1. Add a record to your census data dictionary to contain the square kilometer information. You will need to give this record a unique record type identifier. In this example I use "8" for the record type identifier for the square kilometers record.

csd1

2. Change all required records to "not required." (Make sure that your data has been properly edited!)

3. Obtain a file of square kilometers for the geographic levels. In this example, this data is contained in an Excel spreadsheet. You will need the lowest level of geography for which you are calculating population densities. In the attached example, I use Province and District, with District being my lowest level of geography.

4. Export the square kilometer data into a fixed form text file (*.prn). The format of this file must match the format specified in the record type created in step 1. Space fill or zero fill ID fields that are not used for the levels of geography of the population densities. You can use Text Viewer to view the square kilometers file (PopStan_Sq_Km.prn). Below shows a portion of the square kilometers data used in this example.

csd2

a. The first column contains "8." This is the record type of the square kilometers record.
b. Columns 2 and 3 contain the province code; 4 and 5 the district code. These are the geographic levels for which we will calculate population densities.
c. Columns 6 to 19 are the remaining ID files. These are space filled.
d. Columns 20 to 31 contain the name of the district. This is for information purposes only and is not used in the application. Note that we only have square kilometer data at the district level. This is because CSPro will calculate the province level data by summing the districts, and the Popstan total by summing the provinces.
e. Columns 32 to 36 contain the square kilometers for the district.

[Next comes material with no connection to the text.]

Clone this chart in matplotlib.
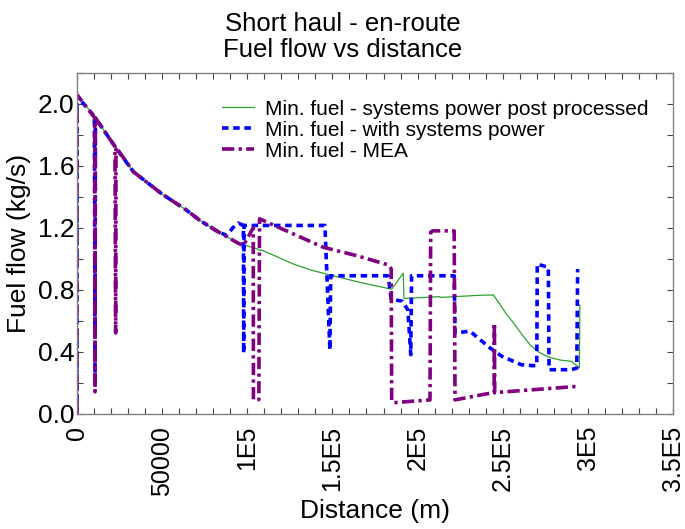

5. Now prepare your tables. In this example, the first table shows the distribution of square kilometers and the total square kilometers of a given geographic area. The second table shows the population for a given geographic area, the total square kilometers for that area, and the population density. Both tables use the same methods. We will focus on Table 2 because that table contains the population density.

You will need a column for square kilometers in your table. This will actually be a subtable in your table. Do this by dragging the square kilometers value set to the table. Since you only need one column, remove unneeded attributes for the square kilometers column by right-clicking on the column header, clicking on Tally Attributes for the variable, and removing "Total" from the selected attributes.

csd3

Since you are tallying the total square kilometers, you need to tally the value. Enter the variable name (SQUARE_KILOMETERS) for the "Value Tallied."

csd4

6. Run your tables. When you run the tables you will need to select both the data file and the square kilometers file.

csd5
csd6

The following is a portion of the resulting table:

csd7

How does this work?

The basic concept is that we are adding new cases that contain only ID and square kilometer information for the geographic level. When CSPro processes the record it tallies them to the appropriate level of geography. There is one and only one record for that level of geography.

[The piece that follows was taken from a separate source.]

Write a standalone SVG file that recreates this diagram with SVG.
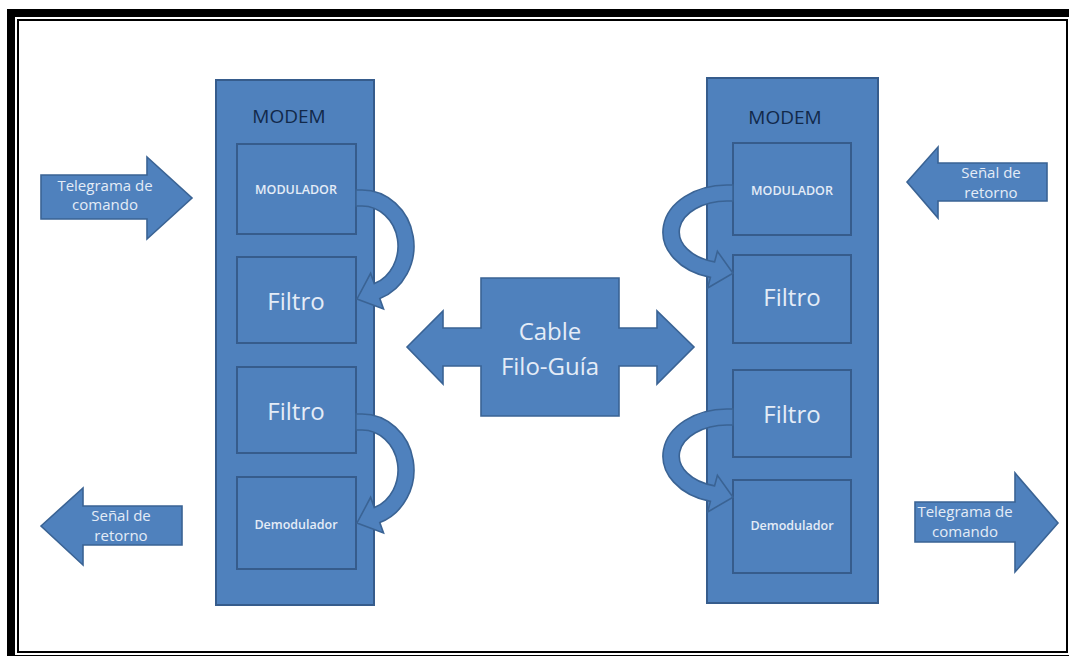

After CSPro tallies the table, in consolidates them; i.e., it puts together the level of geography to sum up to higher levels and then sorts the tallied tables.

csd8

Try running against only the square kilometers file. Note that Table 1 looks the same but Table 2 contains no population data because that file was not included. Now run against only the census data file. Notice now that Table 1 has no data. This is because the square kilometers file was not included. Table 2 contains only population data put no square kilometers data. Put the Census Population Data file and the Square Kilometers file together in a single run and you have all you need to calculate population densities.